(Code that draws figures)
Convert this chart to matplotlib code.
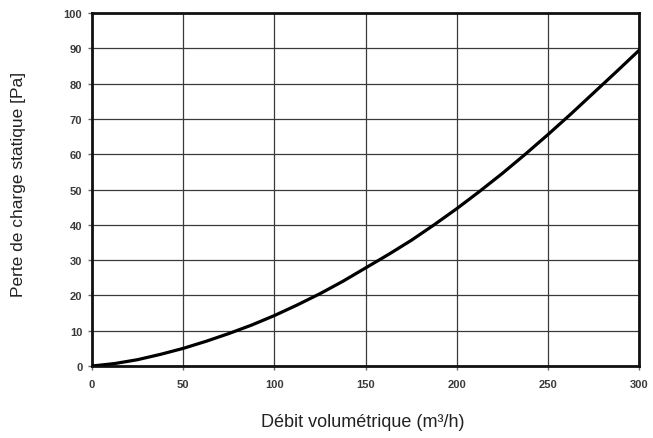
import matplotlib
matplotlib.use("Agg")
import matplotlib.pyplot as plt

flow = [0, 12.5, 25, 37.5, 50, 62.5, 75, 87.5, 100, 112.5, 125, 137.5, 150,
        162.5, 175, 187.5, 200, 212.5, 225, 237.5, 250, 262.5, 275, 287.5, 300]
pressure = [0, 0.7, 1.8, 3.3, 5.0, 7.0, 9.2, 11.6, 14.3, 17.3, 20.5, 24.0, 27.8,
            31.6, 35.6, 40.0, 44.6, 49.5, 54.6, 60.0, 65.6, 71.4, 77.4, 83.4, 89.5]
xticks = [0, 50, 100, 150, 200, 250, 300]
yticks = [0, 10, 20, 30, 40, 50, 60, 70, 80, 90, 100]

fig = plt.figure(figsize=(6.53, 4.39), dpi=100)
ax = fig.add_axes([0.141, 0.164, 0.838, 0.804])
ax.plot(flow, pressure, color="black", lw=2.3, solid_capstyle="round", zorder=3)
ax.set_xlim(0, 300)
ax.set_ylim(0, 100)
ax.set_xticks(xticks)
ax.set_yticks(yticks)
ax.grid(True, color="#3a3a3a", lw=0.9)
for s in ax.spines.values():
    s.set_linewidth(2.0)
    s.set_color("#111111")
ax.tick_params(axis="both", length=3, width=1, color="#666666",
               labelsize=8, labelcolor="#3a3a3a")
for lab in ax.get_xticklabels() + ax.get_yticklabels():
    lab.set_fontweight("bold")
    lab.set_family("Liberation Sans")
ax.tick_params(axis="x", pad=6)
ax.tick_params(axis="y", pad=4)
fig.text(0.556, 0.018, "Débit volumétrique (m³/h)", ha="center", va="bottom",
         fontsize=13, color="#222222", family="Liberation Sans")
fig.text(0.029, 0.58, "Perte de charge statique [Pa]", ha="center", va="center",
         rotation=90, fontsize=12.5, color="#222222", family="Liberation Sans")
fig.savefig("out.png", dpi=100)
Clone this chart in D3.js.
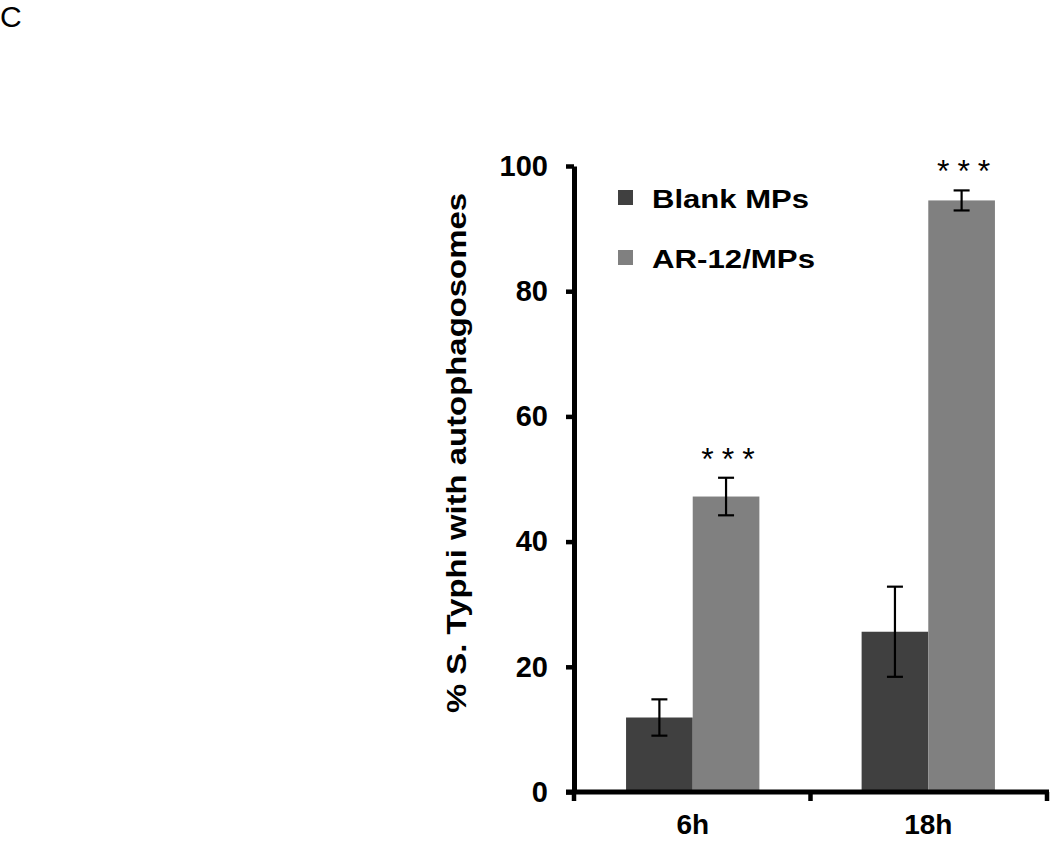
<!DOCTYPE html>
<html>
<head>
<meta charset="utf-8">
<script src="https://cdn.jsdelivr.net/npm/d3@7"></script>
<style>
  html, body { margin: 0; padding: 0; background: #fff; }
  svg { display: block; }
  text { font-family: "Liberation Sans", Arial, sans-serif; }
</style>
</head>
<body>
<svg id="chart" width="1050" height="841"></svg>
<script>
// ---- data ----
const categories = ["6h", "18h"];
const series = ["Blank MPs", "AR-12/MPs"];
const blankMeans = [11.9, 25.6];
const blankErrors = [2.9, 7.2];
const arMeans = [47.2, 94.5];
const arErrors = [3.0, 1.6];
const significance = ["***", "***"];
const yTicks = [0, 20, 40, 60, 80, 100];
const colors = ["#404040", "#808080"];

const svg = d3.select("#chart");

// panel letter
svg.append("text").attr("x", 0).attr("y", 27)
  .attr("font-size", 30).attr("fill", "#000").text("C");

const x0 = 574, x1 = 1047, yTop = 166, yBot = 792;

const x = d3.scaleBand().domain(categories).range([x0, x1])
  .paddingInner(0.434).paddingOuter(0.221);
const xs = d3.scaleBand().domain(series).range([0, x.bandwidth()]).padding(0);
const y = d3.scaleLinear().domain([0, 100]).range([yBot, yTop]);

const rows = categories.map((c, i) => ({
  cat: c,
  vals: [
    { s: series[0], v: blankMeans[i], e: blankErrors[i] },
    { s: series[1], v: arMeans[i], e: arErrors[i] }
  ],
  sig: significance[i]
}));

// bars
const g = svg.append("g");
const grp = g.selectAll("g.grp").data(rows).join("g")
  .attr("transform", d => `translate(${x(d.cat)},0)`);
grp.selectAll("rect").data(d => d.vals).join("rect")
  .attr("x", d => xs(d.s))
  .attr("y", d => y(d.v))
  .attr("width", xs.bandwidth())
  .attr("height", d => y(0) - y(d.v))
  .attr("fill", (d, i) => colors[i]);

// error bars
const cap = 8;
grp.selectAll("g.err").data(d => d.vals).join("g").each(function(d) {
  const cx = xs(d.s) + xs.bandwidth() / 2;
  const sel = d3.select(this);
  sel.append("line").attr("x1", cx).attr("x2", cx)
    .attr("y1", y(d.v + d.e)).attr("y2", y(d.v - d.e));
  sel.append("line").attr("x1", cx - cap).attr("x2", cx + cap)
    .attr("y1", y(d.v + d.e)).attr("y2", y(d.v + d.e));
  sel.append("line").attr("x1", cx - cap).attr("x2", cx + cap)
    .attr("y1", y(d.v - d.e)).attr("y2", y(d.v - d.e));
  sel.selectAll("line").attr("stroke", "#000").attr("stroke-width", 2.2);
});

// significance stars
grp.append("text")
  .attr("x", d => xs(series[1]) + xs.bandwidth() / 2 + 2 + 4)
  .attr("y", d => y(d.vals[1].v + d.vals[1].e) - 8)
  .attr("text-anchor", "middle")
  .attr("font-size", 32)
  .attr("letter-spacing", 8)
  .attr("fill", "#000")
  .text(d => d.sig);

// y axis
const yAxis = d3.axisLeft(y).tickValues(yTicks).tickSize(8).tickSizeOuter(0).tickPadding(18);
const ya = svg.append("g").attr("transform", `translate(${x0},0)`).call(yAxis);
ya.select(".domain").attr("stroke", "#000").attr("stroke-width", 5);
ya.selectAll(".tick line").attr("stroke", "#000").attr("stroke-width", 4.5);
ya.selectAll(".tick text").attr("font-size", 29).attr("font-weight", "bold")
  .attr("fill", "#000").attr("font-family", "'Liberation Sans', Arial, sans-serif");

// x axis
const xa = svg.append("g");
xa.append("line").attr("x1", x0 - 8).attr("x2", x1 + 2)
  .attr("y1", yBot).attr("y2", yBot)
  .attr("stroke", "#000").attr("stroke-width", 5);
const mid = (x(categories[0]) + x.bandwidth() + x(categories[1])) / 2;
const bounds = [x0, mid, x1];
xa.selectAll("line.tk").data(bounds).join("line").attr("class", "tk")
  .attr("x1", d => d).attr("x2", d => d)
  .attr("y1", yBot).attr("y2", yBot + 9)
  .attr("stroke", "#000").attr("stroke-width", 4.5);
xa.selectAll("text.cat").data(categories).join("text").attr("class", "cat")
  .attr("x", d => x(d) + x.bandwidth() / 2)
  .attr("y", 834)
  .attr("text-anchor", "middle")
  .attr("font-size", 28).attr("font-weight", "bold").attr("fill", "#000")
  .text(d => d);

// y label
svg.append("text")
  .attr("transform", "translate(466,453) rotate(-90)")
  .attr("text-anchor", "middle")
  .attr("font-size", 28).attr("font-weight", "bold").attr("fill", "#000")
  .attr("textLength", 520).attr("lengthAdjust", "spacingAndGlyphs")
  .text("% S. Typhi with autophagosomes");

// legend
const legY = [198, 258];
const legW = [157, 163];
const leg = svg.append("g");
series.forEach((s, i) => {
  leg.append("rect").attr("x", 618).attr("y", legY[i] - 8).attr("width", 15).attr("height", 15)
    .attr("fill", colors[i]);
  leg.append("text").attr("x", 652).attr("y", legY[i] + 10)
    .attr("font-size", 26).attr("font-weight", "bold").attr("fill", "#000")
    .attr("textLength", legW[i]).attr("lengthAdjust", "spacingAndGlyphs")
    .text(s);
});
</script>
</body>
</html>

■ **Problem requirements**:
Every entry above should be duplicated exactly. Do not include the images.

■ **Complete answer**:
Convert this chart to matplotlib code.
import matplotlib
matplotlib.use("Agg")
import matplotlib.pyplot as plt

flow = [0, 12.5, 25, 37.5, 50, 62.5, 75, 87.5, 100, 112.5, 125, 137.5, 150,
        162.5, 175, 187.5, 200, 212.5, 225, 237.5, 250, 262.5, 275, 287.5, 300]
pressure = [0, 0.7, 1.8, 3.3, 5.0, 7.0, 9.2, 11.6, 14.3, 17.3, 20.5, 24.0, 27.8,
            31.6, 35.6, 40.0, 44.6, 49.5, 54.6, 60.0, 65.6, 71.4, 77.4, 83.4, 89.5]
xticks = [0, 50, 100, 150, 200, 250, 300]
yticks = [0, 10, 20, 30, 40, 50, 60, 70, 80, 90, 100]

fig = plt.figure(figsize=(6.53, 4.39), dpi=100)
ax = fig.add_axes([0.141, 0.164, 0.838, 0.804])
ax.plot(flow, pressure, color="black", lw=2.3, solid_capstyle="round", zorder=3)
ax.set_xlim(0, 300)
ax.set_ylim(0, 100)
ax.set_xticks(xticks)
ax.set_yticks(yticks)
ax.grid(True, color="#3a3a3a", lw=0.9)
for s in ax.spines.values():
    s.set_linewidth(2.0)
    s.set_color("#111111")
ax.tick_params(axis="both", length=3, width=1, color="#666666",
               labelsize=8, labelcolor="#3a3a3a")
for lab in ax.get_xticklabels() + ax.get_yticklabels():
    lab.set_fontweight("bold")
    lab.set_family("Liberation Sans")
ax.tick_params(axis="x", pad=6)
ax.tick_params(axis="y", pad=4)
fig.text(0.556, 0.018, "Débit volumétrique (m³/h)", ha="center", va="bottom",
         fontsize=13, color="#222222", family="Liberation Sans")
fig.text(0.029, 0.58, "Perte de charge statique [Pa]", ha="center", va="center",
         rotation=90, fontsize=12.5, color="#222222", family="Liberation Sans")
fig.savefig("out.png", dpi=100)
Clone this chart in D3.js.
<!DOCTYPE html>
<html>
<head>
<meta charset="utf-8">
<script src="https://cdn.jsdelivr.net/npm/d3@7"></script>
<style>
  html, body { margin: 0; padding: 0; background: #fff; }
  svg { display: block; }
  text { font-family: "Liberation Sans", Arial, sans-serif; }
</style>
</head>
<body>
<svg id="chart" width="1050" height="841"></svg>
<script>
// ---- data ----
const categories = ["6h", "18h"];
const series = ["Blank MPs", "AR-12/MPs"];
const blankMeans = [11.9, 25.6];
const blankErrors = [2.9, 7.2];
const arMeans = [47.2, 94.5];
const arErrors = [3.0, 1.6];
const significance = ["***", "***"];
const yTicks = [0, 20, 40, 60, 80, 100];
const colors = ["#404040", "#808080"];

const svg = d3.select("#chart");

// panel letter
svg.append("text").attr("x", 0).attr("y", 27)
  .attr("font-size", 30).attr("fill", "#000").text("C");

const x0 = 574, x1 = 1047, yTop = 166, yBot = 792;

const x = d3.scaleBand().domain(categories).range([x0, x1])
  .paddingInner(0.434).paddingOuter(0.221);
const xs = d3.scaleBand().domain(series).range([0, x.bandwidth()]).padding(0);
const y = d3.scaleLinear().domain([0, 100]).range([yBot, yTop]);

const rows = categories.map((c, i) => ({
  cat: c,
  vals: [
    { s: series[0], v: blankMeans[i], e: blankErrors[i] },
    { s: series[1], v: arMeans[i], e: arErrors[i] }
  ],
  sig: significance[i]
}));

// bars
const g = svg.append("g");
const grp = g.selectAll("g.grp").data(rows).join("g")
  .attr("transform", d => `translate(${x(d.cat)},0)`);
grp.selectAll("rect").data(d => d.vals).join("rect")
  .attr("x", d => xs(d.s))
  .attr("y", d => y(d.v))
  .attr("width", xs.bandwidth())
  .attr("height", d => y(0) - y(d.v))
  .attr("fill", (d, i) => colors[i]);

// error bars
const cap = 8;
grp.selectAll("g.err").data(d => d.vals).join("g").each(function(d) {
  const cx = xs(d.s) + xs.bandwidth() / 2;
  const sel = d3.select(this);
  sel.append("line").attr("x1", cx).attr("x2", cx)
    .attr("y1", y(d.v + d.e)).attr("y2", y(d.v - d.e));
  sel.append("line").attr("x1", cx - cap).attr("x2", cx + cap)
    .attr("y1", y(d.v + d.e)).attr("y2", y(d.v + d.e));
  sel.append("line").attr("x1", cx - cap).attr("x2", cx + cap)
    .attr("y1", y(d.v - d.e)).attr("y2", y(d.v - d.e));
  sel.selectAll("line").attr("stroke", "#000").attr("stroke-width", 2.2);
});

// significance stars
grp.append("text")
  .attr("x", d => xs(series[1]) + xs.bandwidth() / 2 + 2 + 4)
  .attr("y", d => y(d.vals[1].v + d.vals[1].e) - 8)
  .attr("text-anchor", "middle")
  .attr("font-size", 32)
  .attr("letter-spacing", 8)
  .attr("fill", "#000")
  .text(d => d.sig);

// y axis
const yAxis = d3.axisLeft(y).tickValues(yTicks).tickSize(8).tickSizeOuter(0).tickPadding(18);
const ya = svg.append("g").attr("transform", `translate(${x0},0)`).call(yAxis);
ya.select(".domain").attr("stroke", "#000").attr("stroke-width", 5);
ya.selectAll(".tick line").attr("stroke", "#000").attr("stroke-width", 4.5);
ya.selectAll(".tick text").attr("font-size", 29).attr("font-weight", "bold")
  .attr("fill", "#000").attr("font-family", "'Liberation Sans', Arial, sans-serif");

// x axis
const xa = svg.append("g");
xa.append("line").attr("x1", x0 - 8).attr("x2", x1 + 2)
  .attr("y1", yBot).attr("y2", yBot)
  .attr("stroke", "#000").attr("stroke-width", 5);
const mid = (x(categories[0]) + x.bandwidth() + x(categories[1])) / 2;
const bounds = [x0, mid, x1];
xa.selectAll("line.tk").data(bounds).join("line").attr("class", "tk")
  .attr("x1", d => d).attr("x2", d => d)
  .attr("y1", yBot).attr("y2", yBot + 9)
  .attr("stroke", "#000").attr("stroke-width", 4.5);
xa.selectAll("text.cat").data(categories).join("text").attr("class", "cat")
  .attr("x", d => x(d) + x.bandwidth() / 2)
  .attr("y", 834)
  .attr("text-anchor", "middle")
  .attr("font-size", 28).attr("font-weight", "bold").attr("fill", "#000")
  .text(d => d);

// y label
svg.append("text")
  .attr("transform", "translate(466,453) rotate(-90)")
  .attr("text-anchor", "middle")
  .attr("font-size", 28).attr("font-weight", "bold").attr("fill", "#000")
  .attr("textLength", 520).attr("lengthAdjust", "spacingAndGlyphs")
  .text("% S. Typhi with autophagosomes");

// legend
const legY = [198, 258];
const legW = [157, 163];
const leg = svg.append("g");
series.forEach((s, i) => {
  leg.append("rect").attr("x", 618).attr("y", legY[i] - 8).attr("width", 15).attr("height", 15)
    .attr("fill", colors[i]);
  leg.append("text").attr("x", 652).attr("y", legY[i] + 10)
    .attr("font-size", 26).attr("font-weight", "bold").attr("fill", "#000")
    .attr("textLength", legW[i]).attr("lengthAdjust", "spacingAndGlyphs")
    .text(s);
});
</script>
</body>
</html>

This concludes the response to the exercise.